(Task details):
Give the listing again exactly, omitting its images.

── Data extract ──

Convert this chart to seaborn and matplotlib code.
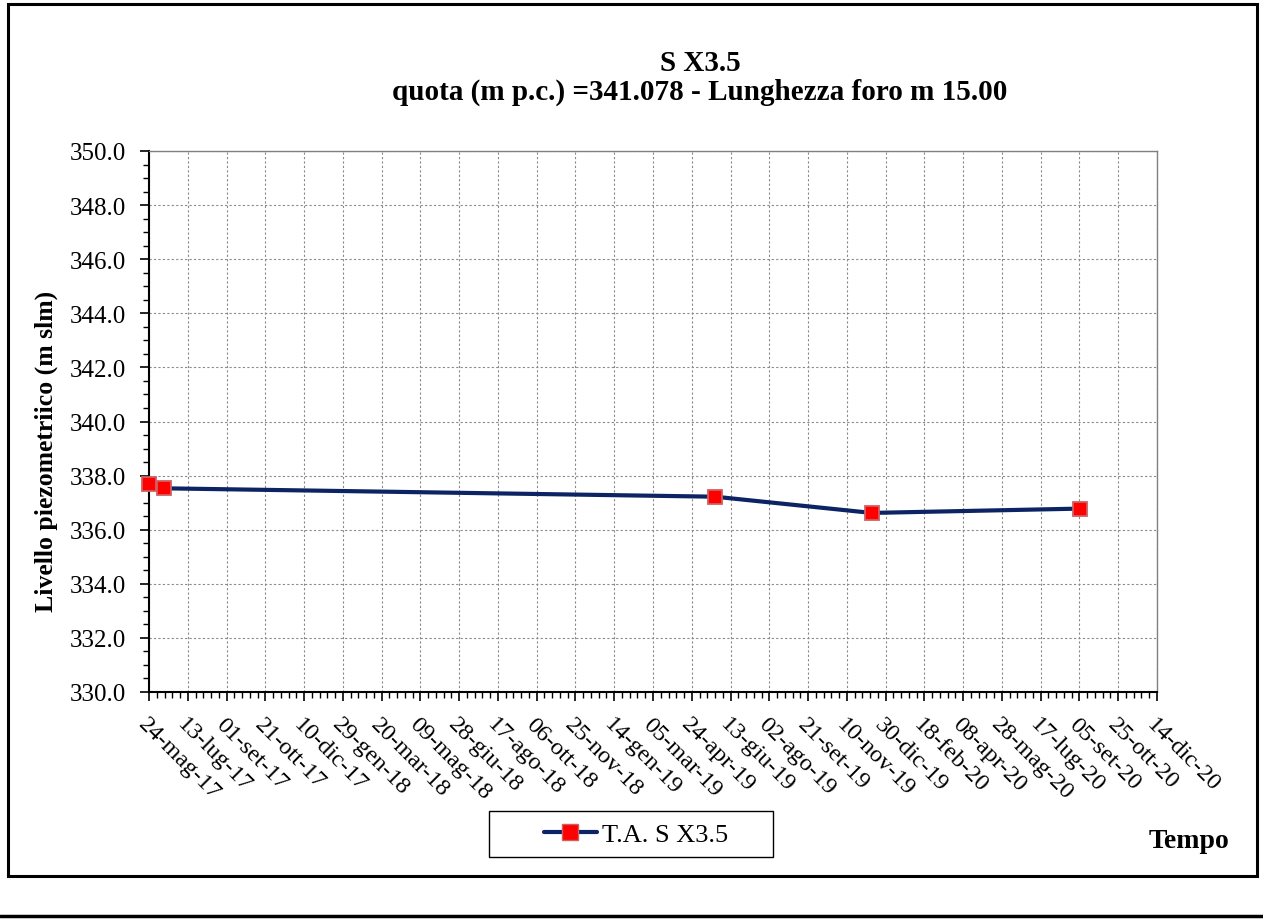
import matplotlib
matplotlib.use("Agg")
import matplotlib.pyplot as plt
import matplotlib.dates as mdates
import matplotlib.transforms as mtransforms
from matplotlib.patches import Rectangle
from matplotlib.lines import Line2D
from matplotlib.ticker import MultipleLocator, FixedLocator
import seaborn as sns
import pandas as pd
import numpy as np

# ---- data ----
dates = ["2017-05-24", "2017-06-12", "2019-05-24", "2019-12-12", "2020-09-06"]
livello = [337.69, 337.53, 337.22, 336.62, 336.78]
series_name = "T.A. S X3.5"

tick_start = "2017-05-24"
tick_step_days = 50
tick_labels = ["24-mag-17", "13-lug-17", "01-set-17", "21-ott-17", "10-dic-17",
               "29-gen-18", "20-mar-18", "09-mag-18", "28-giu-18", "17-ago-18",
               "06-ott-18", "25-nov-18", "14-gen-19", "05-mar-19", "24-apr-19",
               "13-giu-19", "02-ago-19", "21-set-19", "10-nov-19", "30-dic-19",
               "18-feb-20", "08-apr-20", "28-mag-20", "17-lug-20", "05-set-20",
               "25-ott-20", "14-dic-20"]
y_ticks = [330.0, 332.0, 334.0, 336.0, 338.0, 340.0, 342.0, 344.0, 346.0, 348.0, 350.0]

title = "S X3.5\nquota (m p.c.) =341.078 - Lunghezza foro m 15.00"
ylabel = "Livello piezometriico (m slm)"
xlabel = "Tempo"

sns.set_theme(style="white")
plt.rcParams['font.family'] = ['Liberation Serif', 'DejaVu Serif']
plt.rcParams['text.color'] = 'black'
plt.rcParams['xtick.color'] = 'black'
plt.rcParams['ytick.color'] = 'black'
plt.rcParams['axes.labelcolor'] = 'black'

W, H = 1263, 920
df = pd.DataFrame({"data": pd.to_datetime(dates), "livello": livello})

fig = plt.figure(figsize=(W/100, H/100), dpi=100)
ax = fig.add_axes([149/W, 1-693/H, (1157-149)/W, (693-152)/H])

navy = "#0c2463"
sns.lineplot(data=df, x="data", y="livello", ax=ax, color=navy, linewidth=3.0,
             marker="s", markersize=10.5, markerfacecolor="#ff0000",
             markeredgecolor="#d06060", markeredgewidth=1.3, zorder=5,
             legend=False, clip_on=False)

start = mdates.date2num(pd.Timestamp(tick_start))
major = [start + i*tick_step_days for i in range(len(tick_labels))]
minor = [start + i*10 for i in range((len(tick_labels)-1)*5 + 1)]
ax.set_xlim(major[0], major[-1])
ax.xaxis.set_major_locator(FixedLocator(major))
ax.xaxis.set_minor_locator(FixedLocator(minor))
ax.set_xticklabels(tick_labels, rotation=-45, ha="left", va="top",
                   rotation_mode="anchor", fontsize=17.5, color="black")
offset = mtransforms.ScaledTranslation(9/100, 0, fig.dpi_scale_trans)
for lab in ax.get_xticklabels():
    lab.set_transform(lab.get_transform() + offset)

ax.set_ylim(330, 350)
ax.yaxis.set_major_locator(FixedLocator(y_ticks))
ax.yaxis.set_minor_locator(MultipleLocator(0.5))
ax.set_yticklabels([f"{v:.1f}" for v in y_ticks], fontsize=18, color="black")

ax.grid(True, which="major", color="#8a8a8a", linestyle=(0, (2, 2)), linewidth=0.8)
ax.tick_params(axis="both", which="major", direction="out", length=6.5, width=1.2,
               color="black", bottom=True, left=True)
ax.tick_params(axis="both", which="minor", direction="out", length=4.5, width=1.0,
               color="black", bottom=True, left=True)
ax.tick_params(axis="x", which="major", pad=9)
ax.tick_params(axis="y", which="major", pad=10)
for s in ["left", "bottom"]:
    ax.spines[s].set_color("black")
    ax.spines[s].set_linewidth(1.5)
for s in ["top", "right"]:
    ax.spines[s].set_color("#808080")
    ax.spines[s].set_linewidth(1.0)

ax.set_xlabel("")
ax.set_ylabel("")
fig.text(46/W, 1-451/H, ylabel, rotation=90, fontsize=18.5, fontweight="bold",
         ha="center", va="center", color="black")
fig.text(700/W, 1-78/H, title, fontsize=21, fontweight="bold",
         ha="center", va="center", linespacing=1.1, color="black")
fig.text(1189/W, 1-842/H, xlabel, fontsize=20, fontweight="bold",
         ha="center", va="center", color="black")

# legend
handle = Line2D([], [], color=navy, linewidth=3.0, marker="s", markersize=11,
                markerfacecolor="#ff0000", markeredgecolor="#d06060")
leg = fig.legend([handle], [series_name], loc="center",
                 bbox_to_anchor=(636/W, 1-835/H), fontsize=19,
                 frameon=False, borderpad=0, handlelength=2.0,
                 borderaxespad=0, handletextpad=0.2, labelcolor="black")
fig.patches.append(Rectangle((489/W, 1-858/H), (773-489)/W, (858-812)/H,
                             transform=fig.transFigure, fill=False,
                             edgecolor="black", linewidth=1.0))

# outer frame
fig.patches.append(Rectangle((8/W, 1-877/H), (1257-8)/W, (877-5)/H,
                             transform=fig.transFigure, fill=False,
                             edgecolor="black", linewidth=2.2))
fig.add_artist(Line2D([0, 1], [1-917/H, 1-917/H], transform=fig.transFigure,
                      color="black", linewidth=2.5))

fig.savefig("out.png", dpi=100)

───

(Correct response):
Convert this chart to seaborn and matplotlib code.
import matplotlib
matplotlib.use("Agg")
import matplotlib.pyplot as plt
import matplotlib.dates as mdates
import matplotlib.transforms as mtransforms
from matplotlib.patches import Rectangle
from matplotlib.lines import Line2D
from matplotlib.ticker import MultipleLocator, FixedLocator
import seaborn as sns
import pandas as pd
import numpy as np

# ---- data ----
dates = ["2017-05-24", "2017-06-12", "2019-05-24", "2019-12-12", "2020-09-06"]
livello = [337.69, 337.53, 337.22, 336.62, 336.78]
series_name = "T.A. S X3.5"

tick_start = "2017-05-24"
tick_step_days = 50
tick_labels = ["24-mag-17", "13-lug-17", "01-set-17", "21-ott-17", "10-dic-17",
               "29-gen-18", "20-mar-18", "09-mag-18", "28-giu-18", "17-ago-18",
               "06-ott-18", "25-nov-18", "14-gen-19", "05-mar-19", "24-apr-19",
               "13-giu-19", "02-ago-19", "21-set-19", "10-nov-19", "30-dic-19",
               "18-feb-20", "08-apr-20", "28-mag-20", "17-lug-20", "05-set-20",
               "25-ott-20", "14-dic-20"]
y_ticks = [330.0, 332.0, 334.0, 336.0, 338.0, 340.0, 342.0, 344.0, 346.0, 348.0, 350.0]

title = "S X3.5\nquota (m p.c.) =341.078 - Lunghezza foro m 15.00"
ylabel = "Livello piezometriico (m slm)"
xlabel = "Tempo"

sns.set_theme(style="white")
plt.rcParams['font.family'] = ['Liberation Serif', 'DejaVu Serif']
plt.rcParams['text.color'] = 'black'
plt.rcParams['xtick.color'] = 'black'
plt.rcParams['ytick.color'] = 'black'
plt.rcParams['axes.labelcolor'] = 'black'

W, H = 1263, 920
df = pd.DataFrame({"data": pd.to_datetime(dates), "livello": livello})

fig = plt.figure(figsize=(W/100, H/100), dpi=100)
ax = fig.add_axes([149/W, 1-693/H, (1157-149)/W, (693-152)/H])

navy = "#0c2463"
sns.lineplot(data=df, x="data", y="livello", ax=ax, color=navy, linewidth=3.0,
             marker="s", markersize=10.5, markerfacecolor="#ff0000",
             markeredgecolor="#d06060", markeredgewidth=1.3, zorder=5,
             legend=False, clip_on=False)

start = mdates.date2num(pd.Timestamp(tick_start))
major = [start + i*tick_step_days for i in range(len(tick_labels))]
minor = [start + i*10 for i in range((len(tick_labels)-1)*5 + 1)]
ax.set_xlim(major[0], major[-1])
ax.xaxis.set_major_locator(FixedLocator(major))
ax.xaxis.set_minor_locator(FixedLocator(minor))
ax.set_xticklabels(tick_labels, rotation=-45, ha="left", va="top",
                   rotation_mode="anchor", fontsize=17.5, color="black")
offset = mtransforms.ScaledTranslation(9/100, 0, fig.dpi_scale_trans)
for lab in ax.get_xticklabels():
    lab.set_transform(lab.get_transform() + offset)

ax.set_ylim(330, 350)
ax.yaxis.set_major_locator(FixedLocator(y_ticks))
ax.yaxis.set_minor_locator(MultipleLocator(0.5))
ax.set_yticklabels([f"{v:.1f}" for v in y_ticks], fontsize=18, color="black")

ax.grid(True, which="major", color="#8a8a8a", linestyle=(0, (2, 2)), linewidth=0.8)
ax.tick_params(axis="both", which="major", direction="out", length=6.5, width=1.2,
               color="black", bottom=True, left=True)
ax.tick_params(axis="both", which="minor", direction="out", length=4.5, width=1.0,
               color="black", bottom=True, left=True)
ax.tick_params(axis="x", which="major", pad=9)
ax.tick_params(axis="y", which="major", pad=10)
for s in ["left", "bottom"]:
    ax.spines[s].set_color("black")
    ax.spines[s].set_linewidth(1.5)
for s in ["top", "right"]:
    ax.spines[s].set_color("#808080")
    ax.spines[s].set_linewidth(1.0)

ax.set_xlabel("")
ax.set_ylabel("")
fig.text(46/W, 1-451/H, ylabel, rotation=90, fontsize=18.5, fontweight="bold",
         ha="center", va="center", color="black")
fig.text(700/W, 1-78/H, title, fontsize=21, fontweight="bold",
         ha="center", va="center", linespacing=1.1, color="black")
fig.text(1189/W, 1-842/H, xlabel, fontsize=20, fontweight="bold",
         ha="center", va="center", color="black")

# legend
handle = Line2D([], [], color=navy, linewidth=3.0, marker="s", markersize=11,
                markerfacecolor="#ff0000", markeredgecolor="#d06060")
leg = fig.legend([handle], [series_name], loc="center",
                 bbox_to_anchor=(636/W, 1-835/H), fontsize=19,
                 frameon=False, borderpad=0, handlelength=2.0,
                 borderaxespad=0, handletextpad=0.2, labelcolor="black")
fig.patches.append(Rectangle((489/W, 1-858/H), (773-489)/W, (858-812)/H,
                             transform=fig.transFigure, fill=False,
                             edgecolor="black", linewidth=1.0))

# outer frame
fig.patches.append(Rectangle((8/W, 1-877/H), (1257-8)/W, (877-5)/H,
                             transform=fig.transFigure, fill=False,
                             edgecolor="black", linewidth=2.2))
fig.add_artist(Line2D([0, 1], [1-917/H, 1-917/H], transform=fig.transFigure,
                      color="black", linewidth=2.5))

fig.savefig("out.png", dpi=100)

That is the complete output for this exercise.